If replicated how does one make such a ring topical? How would that auto signup feature check to make sure all the applicants are about one topic? (ie. blue widgets, Star Trek, catching lobsters. etc.) Just having the right code in place to join is not enough for most visitors. They want to surf a ring that matches their interests. Code is not content. Code is not entertainment.
This reminds me of these “useless web” sites—this being the primary one—that have managed to stay very popular. (A lot of YouTubers make videos of themselves clicking through this site and I often see kids at school using the site.) And it’s basically a webring. But it’s not a code-based one, it’s the opposite—it’s totally curated.
(Oh, also, the fellow who does this also works on a directory of “inspiring” projects that looks great. So, this is a person who is having some success playing with curated discovery projects.)

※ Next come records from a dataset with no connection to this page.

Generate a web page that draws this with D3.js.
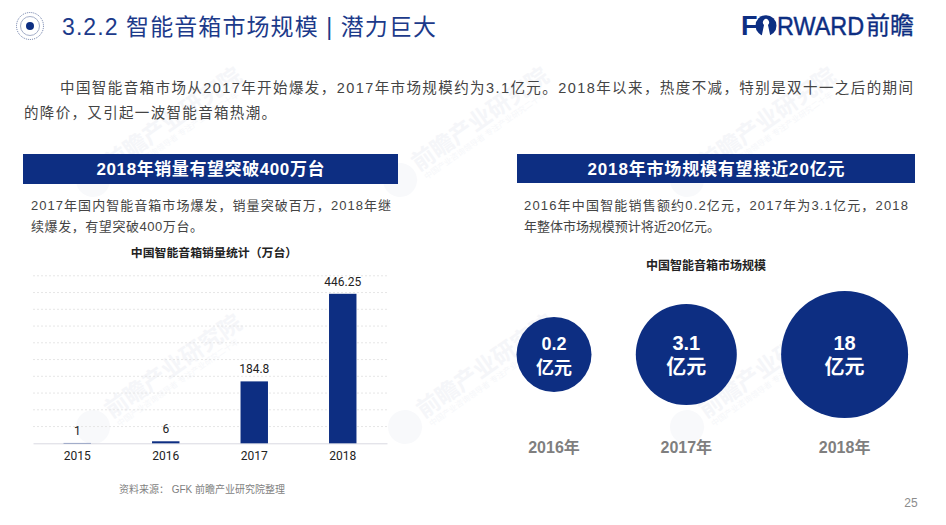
<!DOCTYPE html>
<html>
<head>
<meta charset="utf-8">
<script src="https://cdn.jsdelivr.net/npm/d3@7"></script>
<style>
html, body { margin: 0; padding: 0; background: #fff; }
svg { display: block; }
text { font-family: "Liberation Sans", "Noto Sans CJK SC", sans-serif; }
</style>
</head>
<body>
<script>
var navy = "#0d2e82";

// bar chart data
var salesYears = ["2015", "2016", "2017", "2018"];
var salesValues = [1, 6, 184.8, 446.25];
var salesLabels = ["1", "6", "184.8", "446.25"];
var salesTicks = [0, 50, 100, 150, 200, 250, 300, 350, 400, 450, 500];

// bubble data
var marketYears = ["2016", "2017", "2018"];
var marketValues = ["0.2", "3.1", "18"];

var title = "3.2.2 智能音箱市场规模 | 潜力巨大";
var introLines = [
  "中国智能音箱市场从2017年开始爆发，2017年市场规模约为3.1亿元。2018年以来，热度不减，特别是双十一之后的期间",
  "的降价，又引起一波智能音箱热潮。"
];
var leftHead = "2018年销量有望突破400万台";
var rightHead = "2018年市场规模有望接近20亿元";
var leftBody = ["2017年国内智能音箱市场爆发，销量突破百万，2018年继", "续爆发，有望突破400万台。"];
var rightBody = ["2016年中国智能销售额约0.2亿元，2017年为3.1亿元，2018", "年整体市场规模预计将近20亿元。"];

var svg = d3.select("body").append("svg")
  .attr("width", 946)
  .attr("height", 525);

// watermark, sits under everything
var marks = [[93, 427], [405, 427], [687, 427], [93, 180], [400, 180], [687, 180]];
var wm = svg.selectAll("g.wm").data(marks).enter().append("g")
  .attr("class", "wm")
  .attr("transform", function(d) { return "translate(" + d[0] + "," + d[1] + ") rotate(-35)"; });
wm.append("circle").attr("r", 17).attr("fill", "#f8f9fb");
wm.append("text")
  .attr("x", 20).attr("y", 4)
  .style("font-size", "23px").style("font-weight", "bold")
  .attr("fill", "#f5f6f9")
  .text("前瞻产业研究院");
wm.append("text")
  .attr("x", 22).attr("y", 15)
  .style("font-size", "8px")
  .attr("fill", "#f6f7fa")
  .text("中国产业咨询领导者 专注产业研究二十年");

// header icon
svg.append("circle").attr("cx", 30).attr("cy", 26).attr("r", 13.5)
  .attr("fill", "none").attr("stroke", "#44598f").attr("stroke-width", 0.8).attr("stroke-dasharray", "1 1");
svg.append("circle").attr("cx", 30).attr("cy", 26).attr("r", 9.5)
  .attr("fill", "none").attr("stroke", "#a5afc9").attr("stroke-width", 1);
svg.append("circle").attr("cx", 30).attr("cy", 26).attr("r", 4).attr("fill", navy);

svg.append("text")
  .attr("x", 62).attr("y", 35)
  .attr("fill", "#1c3a8a")
  .style("font-size", "23px")
  .attr("textLength", 374)
  .text(title);

// logo
var logo = svg.append("g").attr("fill", navy);
logo.append("text").attr("x", 741).attr("y", 35).style("font-size", "27px").style("font-weight", "bold").text("F");
logo.append("circle").attr("cx", 766).attr("cy", 25.7).attr("r", 10.5);
logo.append("path").attr("d", "M761.5 37 L764 25 A3 3.4 0 1 1 768 25 L770.5 37 Z").attr("fill", "#fff");
logo.append("text")
  .attr("transform", "translate(777,35) scale(1,1.14)")
  .attr("stroke", navy).attr("stroke-width", 0.4)
  .style("font-size", "23.4px")
  .text("RWARD");
logo.append("text").attr("x", 866).attr("y", 34).style("font-size", "24px")
  .attr("stroke", navy).attr("stroke-width", 0.3)
  .attr("textLength", 48).text("前瞻");

// intro paragraph
svg.append("text").attr("x", 60).attr("y", 93).attr("fill", "#444")
  .style("font-size", "14.5px").attr("textLength", 853).text(introLines[0]);
svg.append("text").attr("x", 24).attr("y", 118).attr("fill", "#444")
  .style("font-size", "14.5px").attr("textLength", 252).text(introLines[1]);

// section heads
function sectionHead(x, w, y, h, label, len) {
  svg.append("rect").attr("x", x).attr("y", y).attr("width", w).attr("height", h).attr("fill", navy);
  svg.append("text")
    .attr("x", x + w / 2).attr("y", y + h / 2 + 6)
    .attr("text-anchor", "middle")
    .attr("fill", "#fff")
    .style("font-size", "17px").style("font-weight", "bold")
    .attr("textLength", len)
    .text(label);
}
sectionHead(23, 375, 154, 30, leftHead, 228);
sectionHead(517, 398, 154, 29, rightHead, 257);

function bodyText(x, y, lines, lens) {
  lines.forEach(function(l, i) {
    svg.append("text").attr("x", x).attr("y", y + i * 21).attr("fill", "#444")
      .style("font-size", "13px").attr("textLength", lens[i]).text(l);
  });
}
bodyText(31, 210, leftBody, [360, 172]);
bodyText(524, 210, rightBody, [384, 196]);

// bar chart
var x = d3.scaleBand().domain(salesYears).range([33, 387]).paddingInner(0.69).paddingOuter(0.345);
var y = d3.scaleLinear().domain([0, 500]).range([443.3, 275.8]);

svg.selectAll("line.grid").data(salesTicks.slice(1)).enter().append("line")
  .attr("class", "grid")
  .attr("x1", 33).attr("x2", 387)
  .attr("y1", y).attr("y2", y)
  .attr("stroke", "#e6e6e6").attr("stroke-dasharray", "2 2");

var xAxis = svg.append("g")
  .attr("transform", "translate(0," + y(0) + ")")
  .call(d3.axisBottom(x).tickSize(0).tickPadding(8));
xAxis.select(".domain").attr("stroke", "#d9d9e2");
xAxis.selectAll("text")
  .style("font-size", "12px")
  .style("font-family", 'Roboto, sans-serif')
  .attr("fill", "#222");

svg.selectAll("rect.bar").data(salesValues).enter().append("rect")
  .attr("class", "bar")
  .attr("x", function(d, i) { return x(salesYears[i]); })
  .attr("y", function(d) { return y(d); })
  .attr("width", x.bandwidth())
  .attr("height", function(d) { return y(0) - y(d); })
  .attr("fill", navy);

svg.selectAll("text.val").data(salesValues).enter().append("text")
  .attr("class", "val")
  .attr("x", function(d, i) { return x(salesYears[i]) + x.bandwidth() / 2; })
  .attr("y", function(d) { return y(d) - 8; })
  .attr("text-anchor", "middle")
  .attr("fill", "#222")
  .style("font-size", "12px")
  .style("font-family", 'Roboto, sans-serif')
  .text(function(d, i) { return salesLabels[i]; });

svg.append("text").attr("x", 214).attr("y", 257).attr("text-anchor", "middle")
  .attr("fill", "#222").style("font-size", "11.9px").style("font-weight", "bold")
  .text("中国智能音箱销量统计（万台）");

svg.append("text").attr("x", 202).attr("y", 493).attr("text-anchor", "middle")
  .attr("fill", "#7f7f7f").style("font-size", "10px")
  .text("资料来源： GFK 前瞻产业研究院整理");

// bubbles, radius goes by rank in the original, not by area
var r = d3.scalePoint().domain(marketYears).range([37.5, 63.5]);
var gap = 44.3;
var cx = {};
var edge = 516.5;
marketYears.forEach(function(yr) {
  cx[yr] = edge + r(yr);
  edge += r(yr) * 2 + gap;
});
var bubbleFont = d3.scaleOrdinal().domain(marketYears).range([18, 20, 20]);

var bubble = svg.selectAll("g.bubble").data(marketYears).enter().append("g")
  .attr("class", "bubble")
  .attr("transform", function(d) { return "translate(" + cx[d] + ",354.5)"; });
bubble.append("circle").attr("r", function(d) { return r(d); }).attr("fill", navy);
bubble.append("text")
  .attr("text-anchor", "middle").attr("y", -5)
  .attr("fill", "#fff").style("font-weight", "bold")
  .style("font-size", function(d) { return bubbleFont(d) + "px"; })
  .text(function(d, i) { return marketValues[i]; });
bubble.append("text")
  .attr("text-anchor", "middle").attr("y", 19)
  .attr("fill", "#fff").style("font-weight", "bold")
  .style("font-size", function(d) { return bubbleFont(d) + "px"; })
  .text("亿元");

svg.selectAll("text.yr").data(marketYears).enter().append("text")
  .attr("class", "yr")
  .attr("x", function(d) { return cx[d]; })
  .attr("y", 453)
  .attr("text-anchor", "middle")
  .attr("fill", "#7f7f7f")
  .style("font-size", "16px").style("font-weight", "bold")
  .text(function(d) { return d + "年"; });

svg.append("text").attr("x", 706).attr("y", 270).attr("text-anchor", "middle")
  .attr("fill", "#222").style("font-size", "12px").style("font-weight", "bold")
  .text("中国智能音箱市场规模");

svg.append("text").attr("x", 911).attr("y", 507).attr("text-anchor", "middle")
  .attr("fill", "#8c8c8c").style("font-size", "12px")
  .text("25");
</script>
</body>
</html>
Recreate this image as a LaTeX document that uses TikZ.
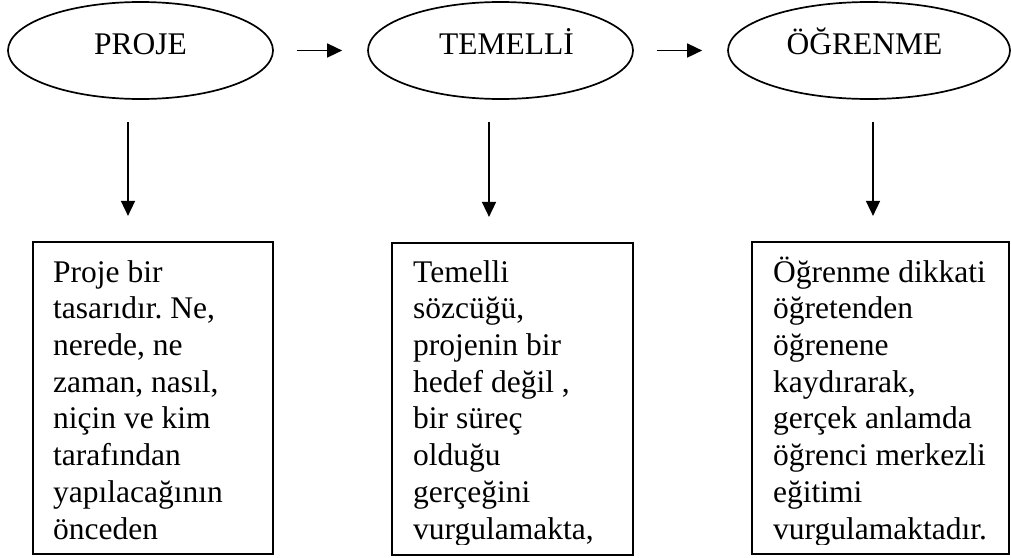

I think computers have completely blown it with discovery. The smartest minds have all been working on this for decades now and it has been a disaster. The question to me now is just: how do we equip our librarians? And I tend to think that we don’t need anything more—our technology is totally under-utilized.
However, there is one promising development that I see from the Microcast.club directory: the self-designed cards that show big images on each entry. The directory is using the itunes:image entry in the podcast RSS feed. This is fantastic because the curator can select/filter the directory entries—but the authors can customize their cards.
I wish RSS stylesheets would have caught on so I could offer this kind of thing for the Indieweb.xyz blog directory.